Self-administered vaginal lidocaine gel for pain control during IUD insertion in nulliparous patients: A randomized controlled trial
Awarded 2012
Complex Family Planning Fellowship Research
Rachel Rapkin, MD
University of Pittsburgh

Intrauterine devices (IUDs) are among the most effective forms of reversible contraception. Numerous studies demonstrate that IUDs are safe and effective for women who have never given birth. However, many women who have never given birth do not use IUDs because they fear that placement will be too painful. Some doctors also do not feel comfortable placing IUDs in this group of women because they fear placement will be difficult or painful. Several studies have been conducted to assess methods of decreasing pain during placement of an IUD, however, none of the methods assessed to date have effectively decreased pain.
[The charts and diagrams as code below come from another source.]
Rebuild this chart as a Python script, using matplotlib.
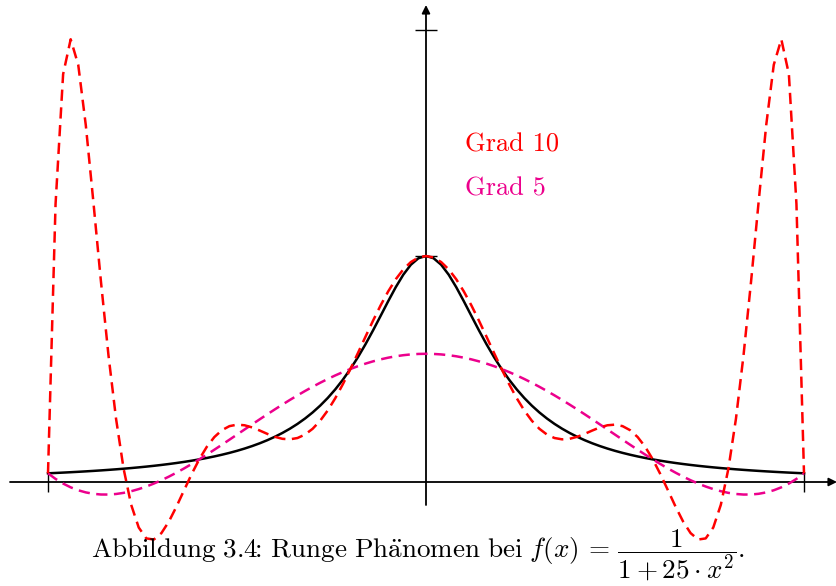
import numpy as np
import matplotlib
matplotlib.use("Agg")
import matplotlib.pyplot as plt

plt.rcParams['mathtext.fontset'] = 'cm'
plt.rcParams['font.family'] = ['cmr10', 'DejaVu Serif']
plt.rcParams['axes.unicode_minus'] = False

# Runge function stated in the caption
def runge(x):
    return 1.0 / (1.0 + 25.0 * x ** 2)

# Equidistant interpolation nodes on [-1, 1]
nodes_deg10 = [-1.0, -0.8, -0.6, -0.4, -0.2, 0.0, 0.2, 0.4, 0.6, 0.8, 1.0]
nodes_deg5 = [-1.0, -0.6, -0.2, 0.2, 0.6, 1.0]
labels = ["Grad 10", "Grad 5"]

RED = "#ff0000"
MAGENTA = "#ec008c"

xs = np.linspace(-1, 1, 101)
x_nodes10 = np.array(nodes_deg10)
x_nodes5 = np.array(nodes_deg5)
p10 = np.polyfit(x_nodes10, runge(x_nodes10), 10)
p5 = np.polyfit(x_nodes5, runge(x_nodes5), 5)

fig = plt.figure(figsize=(8.37, 5.86), dpi=100)
ax = fig.add_axes([0, 0, 1, 1])
W, H = 837, 586
x0px, sx = 426.0, 378.0
y0px, sy = 482.0, 226.0
ax.set_xlim(-x0px / sx, (W - x0px) / sx)
ax.set_ylim(-(H - y0px) / sy, y0px / sy)
ax.axis('off')

# Axes with arrows
axis_lw = 1.3
ax.annotate("", xy=((W - x0px) / sx, 0), xytext=((10 - x0px) / sx, 0),
            arrowprops=dict(arrowstyle="-|>", lw=axis_lw, color="black",
                            mutation_scale=12, shrinkA=0, shrinkB=0))
ax.annotate("", xy=(0, (y0px - 5) / sy), xytext=(0, (y0px - 505) / sy),
            arrowprops=dict(arrowstyle="-|>", lw=axis_lw, color="black",
                            mutation_scale=12, shrinkA=0, shrinkB=0))

# Tick marks
ty = 10 / sy
for xv in (-1, 1):
    ax.plot([xv, xv], [-ty, ty], color="black", lw=1.0, solid_capstyle="butt")
for yv in (1, 2):
    ax.plot([-11 / sx, 11 / sx], [yv, yv], color="black", lw=1.0,
            solid_capstyle="butt")

# Curves
ax.plot(xs, runge(xs), color="black", lw=1.8, zorder=3)
ax.plot(xs, np.polyval(p5, xs), color=MAGENTA, lw=1.8, dashes=(4.5, 2.6),
        zorder=4)
ax.plot(xs, np.polyval(p10, xs), color=RED, lw=1.8, dashes=(4.5, 2.6),
        zorder=5)

# Labels
ax.text((465 - x0px) / sx, (y0px - 152) / sy, labels[0], color=RED,
        fontsize=19, ha="left", va="baseline")
ax.text((465 - x0px) / sx, (y0px - 196) / sy, labels[1], color=MAGENTA,
        fontsize=19, ha="left", va="baseline")

# Caption
caption = (r"$\mathrm{Abbildung\ 3.4}\!\!:\!\ \mathrm{Runge\ Ph\ddot{a}nomen\ bei}\ "
           r"f(x)\,=\,\dfrac{1}{1+25\cdot x^2}.$")
fig.text(0.5, 1 - 555 / H, caption,
         fontsize=19.5, ha="center", va="center", color="black")

fig.savefig("out.png", dpi=100)
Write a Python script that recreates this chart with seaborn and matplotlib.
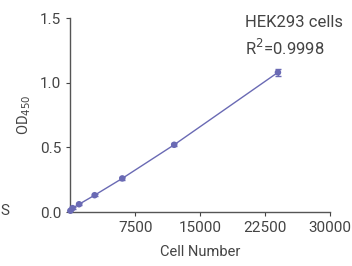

The purpose of this study was to evaluate using lidocaine gel (a gel used to numb other areas of the body) before placement of an IUD. Women in this study used an applicator to place gel in their vaginas five minutes before having their IUD placed. Half of the women in this study received lidocaine gel, and the other half received a different gel with no numbing properties (placebo). Neither the women nor the doctors in this study knew which gel the women received. Women reported how much pain they experienced at different times during the IUD insertion procedure.
We found that women who received lidocaine gel experienced less pain during speculum placement, but had the same level of pain during the actual IUD insertion as compared to women receiving the placebo gel. Overall, women were very satisfied with their IUD placement and nearly all study participants said they would recommend getting an IUD to a friend.
This study is important for several reasons. First, it shows that even when women have pain during placement of an IUD, they still were willing to have the IUD placed. Most women stated the level of pain they experienced was acceptable. This shows that pain should not be a barrier to women receiving IUDs. Another important finding was that the lidocaine gel decreased pain when the speculum was placed, which may be useful clinically for women who avoid speculum exams due to fear of pain as speculum exams are necessary for cervical cancer screening.